#### Information shown ####
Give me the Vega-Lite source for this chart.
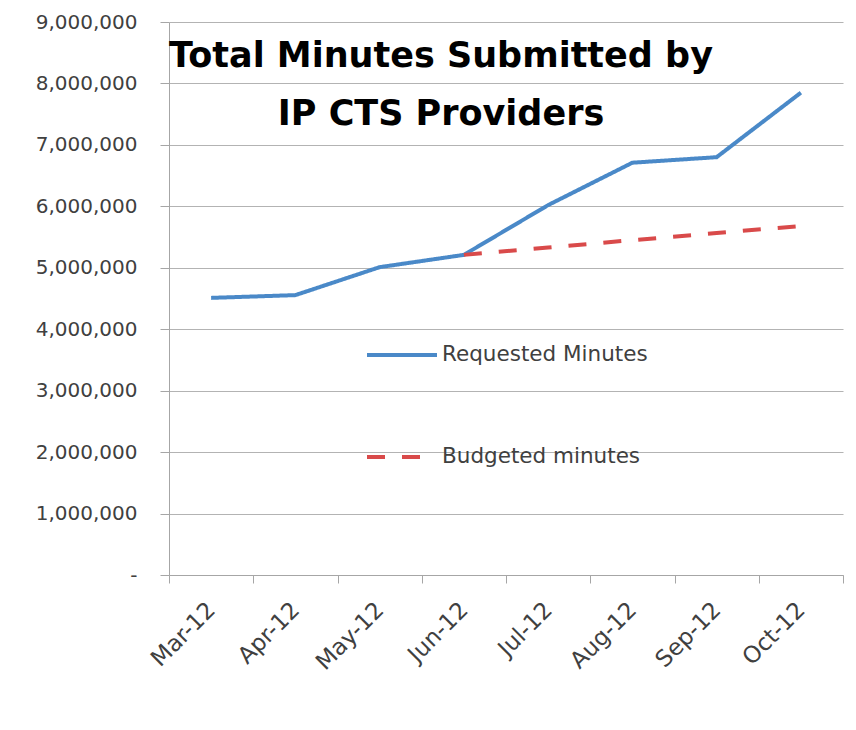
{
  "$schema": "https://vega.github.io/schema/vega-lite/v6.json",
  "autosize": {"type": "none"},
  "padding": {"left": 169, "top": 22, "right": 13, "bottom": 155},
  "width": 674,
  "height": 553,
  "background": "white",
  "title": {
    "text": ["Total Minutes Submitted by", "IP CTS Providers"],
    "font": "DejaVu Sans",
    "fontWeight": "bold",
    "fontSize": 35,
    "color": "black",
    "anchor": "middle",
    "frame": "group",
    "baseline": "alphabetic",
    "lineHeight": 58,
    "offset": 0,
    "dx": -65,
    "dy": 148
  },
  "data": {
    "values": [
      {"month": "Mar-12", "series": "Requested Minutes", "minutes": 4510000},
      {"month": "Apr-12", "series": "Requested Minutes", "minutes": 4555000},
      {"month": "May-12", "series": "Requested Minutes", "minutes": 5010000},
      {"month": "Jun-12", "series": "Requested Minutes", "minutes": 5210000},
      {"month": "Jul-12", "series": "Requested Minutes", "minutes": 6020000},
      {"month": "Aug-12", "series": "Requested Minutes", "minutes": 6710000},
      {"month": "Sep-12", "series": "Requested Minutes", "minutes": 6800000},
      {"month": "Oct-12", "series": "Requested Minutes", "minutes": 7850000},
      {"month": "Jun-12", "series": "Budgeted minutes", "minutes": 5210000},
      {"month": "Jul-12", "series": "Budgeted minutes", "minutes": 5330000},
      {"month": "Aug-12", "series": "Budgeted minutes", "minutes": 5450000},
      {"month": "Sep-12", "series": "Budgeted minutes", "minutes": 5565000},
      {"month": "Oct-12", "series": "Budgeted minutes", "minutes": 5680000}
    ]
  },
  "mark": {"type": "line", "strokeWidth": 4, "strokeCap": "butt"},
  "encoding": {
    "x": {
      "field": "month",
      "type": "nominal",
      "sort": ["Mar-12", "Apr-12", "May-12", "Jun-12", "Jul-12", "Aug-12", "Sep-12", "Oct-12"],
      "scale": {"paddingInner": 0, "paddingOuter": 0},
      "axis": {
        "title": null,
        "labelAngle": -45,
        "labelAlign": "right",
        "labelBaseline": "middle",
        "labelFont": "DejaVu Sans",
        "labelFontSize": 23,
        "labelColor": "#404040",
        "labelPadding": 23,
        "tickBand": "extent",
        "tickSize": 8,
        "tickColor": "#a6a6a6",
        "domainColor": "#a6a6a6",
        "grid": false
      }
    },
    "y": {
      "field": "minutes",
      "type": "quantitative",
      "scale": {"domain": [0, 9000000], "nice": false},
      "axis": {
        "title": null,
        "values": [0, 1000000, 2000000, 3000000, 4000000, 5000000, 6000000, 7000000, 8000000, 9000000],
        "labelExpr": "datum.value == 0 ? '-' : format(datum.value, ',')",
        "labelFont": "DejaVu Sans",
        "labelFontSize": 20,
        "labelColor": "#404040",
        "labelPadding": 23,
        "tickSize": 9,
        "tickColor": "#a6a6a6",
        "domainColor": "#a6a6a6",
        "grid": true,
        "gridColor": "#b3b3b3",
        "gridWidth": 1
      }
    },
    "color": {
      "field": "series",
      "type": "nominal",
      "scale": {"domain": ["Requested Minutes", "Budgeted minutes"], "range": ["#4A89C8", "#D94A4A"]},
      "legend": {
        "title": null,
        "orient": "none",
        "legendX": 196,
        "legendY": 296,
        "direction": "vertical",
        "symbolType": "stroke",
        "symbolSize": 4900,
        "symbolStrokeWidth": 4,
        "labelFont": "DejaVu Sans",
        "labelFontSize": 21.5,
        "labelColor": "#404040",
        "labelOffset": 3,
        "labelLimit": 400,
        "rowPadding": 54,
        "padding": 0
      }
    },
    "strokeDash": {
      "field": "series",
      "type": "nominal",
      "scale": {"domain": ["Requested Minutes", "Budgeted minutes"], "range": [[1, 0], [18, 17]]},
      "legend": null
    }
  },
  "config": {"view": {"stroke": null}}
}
####
§ **What you should do**
Copy the listing word for word, excluding its pictures.

§ **Result of this task**
Give me the Vega-Lite source for this chart.
{
  "$schema": "https://vega.github.io/schema/vega-lite/v6.json",
  "autosize": {"type": "none"},
  "padding": {"left": 169, "top": 22, "right": 13, "bottom": 155},
  "width": 674,
  "height": 553,
  "background": "white",
  "title": {
    "text": ["Total Minutes Submitted by", "IP CTS Providers"],
    "font": "DejaVu Sans",
    "fontWeight": "bold",
    "fontSize": 35,
    "color": "black",
    "anchor": "middle",
    "frame": "group",
    "baseline": "alphabetic",
    "lineHeight": 58,
    "offset": 0,
    "dx": -65,
    "dy": 148
  },
  "data": {
    "values": [
      {"month": "Mar-12", "series": "Requested Minutes", "minutes": 4510000},
      {"month": "Apr-12", "series": "Requested Minutes", "minutes": 4555000},
      {"month": "May-12", "series": "Requested Minutes", "minutes": 5010000},
      {"month": "Jun-12", "series": "Requested Minutes", "minutes": 5210000},
      {"month": "Jul-12", "series": "Requested Minutes", "minutes": 6020000},
      {"month": "Aug-12", "series": "Requested Minutes", "minutes": 6710000},
      {"month": "Sep-12", "series": "Requested Minutes", "minutes": 6800000},
      {"month": "Oct-12", "series": "Requested Minutes", "minutes": 7850000},
      {"month": "Jun-12", "series": "Budgeted minutes", "minutes": 5210000},
      {"month": "Jul-12", "series": "Budgeted minutes", "minutes": 5330000},
      {"month": "Aug-12", "series": "Budgeted minutes", "minutes": 5450000},
      {"month": "Sep-12", "series": "Budgeted minutes", "minutes": 5565000},
      {"month": "Oct-12", "series": "Budgeted minutes", "minutes": 5680000}
    ]
  },
  "mark": {"type": "line", "strokeWidth": 4, "strokeCap": "butt"},
  "encoding": {
    "x": {
      "field": "month",
      "type": "nominal",
      "sort": ["Mar-12", "Apr-12", "May-12", "Jun-12", "Jul-12", "Aug-12", "Sep-12", "Oct-12"],
      "scale": {"paddingInner": 0, "paddingOuter": 0},
      "axis": {
        "title": null,
        "labelAngle": -45,
        "labelAlign": "right",
        "labelBaseline": "middle",
        "labelFont": "DejaVu Sans",
        "labelFontSize": 23,
        "labelColor": "#404040",
        "labelPadding": 23,
        "tickBand": "extent",
        "tickSize": 8,
        "tickColor": "#a6a6a6",
        "domainColor": "#a6a6a6",
        "grid": false
      }
    },
    "y": {
      "field": "minutes",
      "type": "quantitative",
      "scale": {"domain": [0, 9000000], "nice": false},
      "axis": {
        "title": null,
        "values": [0, 1000000, 2000000, 3000000, 4000000, 5000000, 6000000, 7000000, 8000000, 9000000],
        "labelExpr": "datum.value == 0 ? '-' : format(datum.value, ',')",
        "labelFont": "DejaVu Sans",
        "labelFontSize": 20,
        "labelColor": "#404040",
        "labelPadding": 23,
        "tickSize": 9,
        "tickColor": "#a6a6a6",
        "domainColor": "#a6a6a6",
        "grid": true,
        "gridColor": "#b3b3b3",
        "gridWidth": 1
      }
    },
    "color": {
      "field": "series",
      "type": "nominal",
      "scale": {"domain": ["Requested Minutes", "Budgeted minutes"], "range": ["#4A89C8", "#D94A4A"]},
      "legend": {
        "title": null,
        "orient": "none",
        "legendX": 196,
        "legendY": 296,
        "direction": "vertical",
        "symbolType": "stroke",
        "symbolSize": 4900,
        "symbolStrokeWidth": 4,
        "labelFont": "DejaVu Sans",
        "labelFontSize": 21.5,
        "labelColor": "#404040",
        "labelOffset": 3,
        "labelLimit": 400,
        "rowPadding": 54,
        "padding": 0
      }
    },
    "strokeDash": {
      "field": "series",
      "type": "nominal",
      "scale": {"domain": ["Requested Minutes", "Budgeted minutes"], "range": [[1, 0], [18, 17]]},
      "legend": null
    }
  },
  "config": {"view": {"stroke": null}}
}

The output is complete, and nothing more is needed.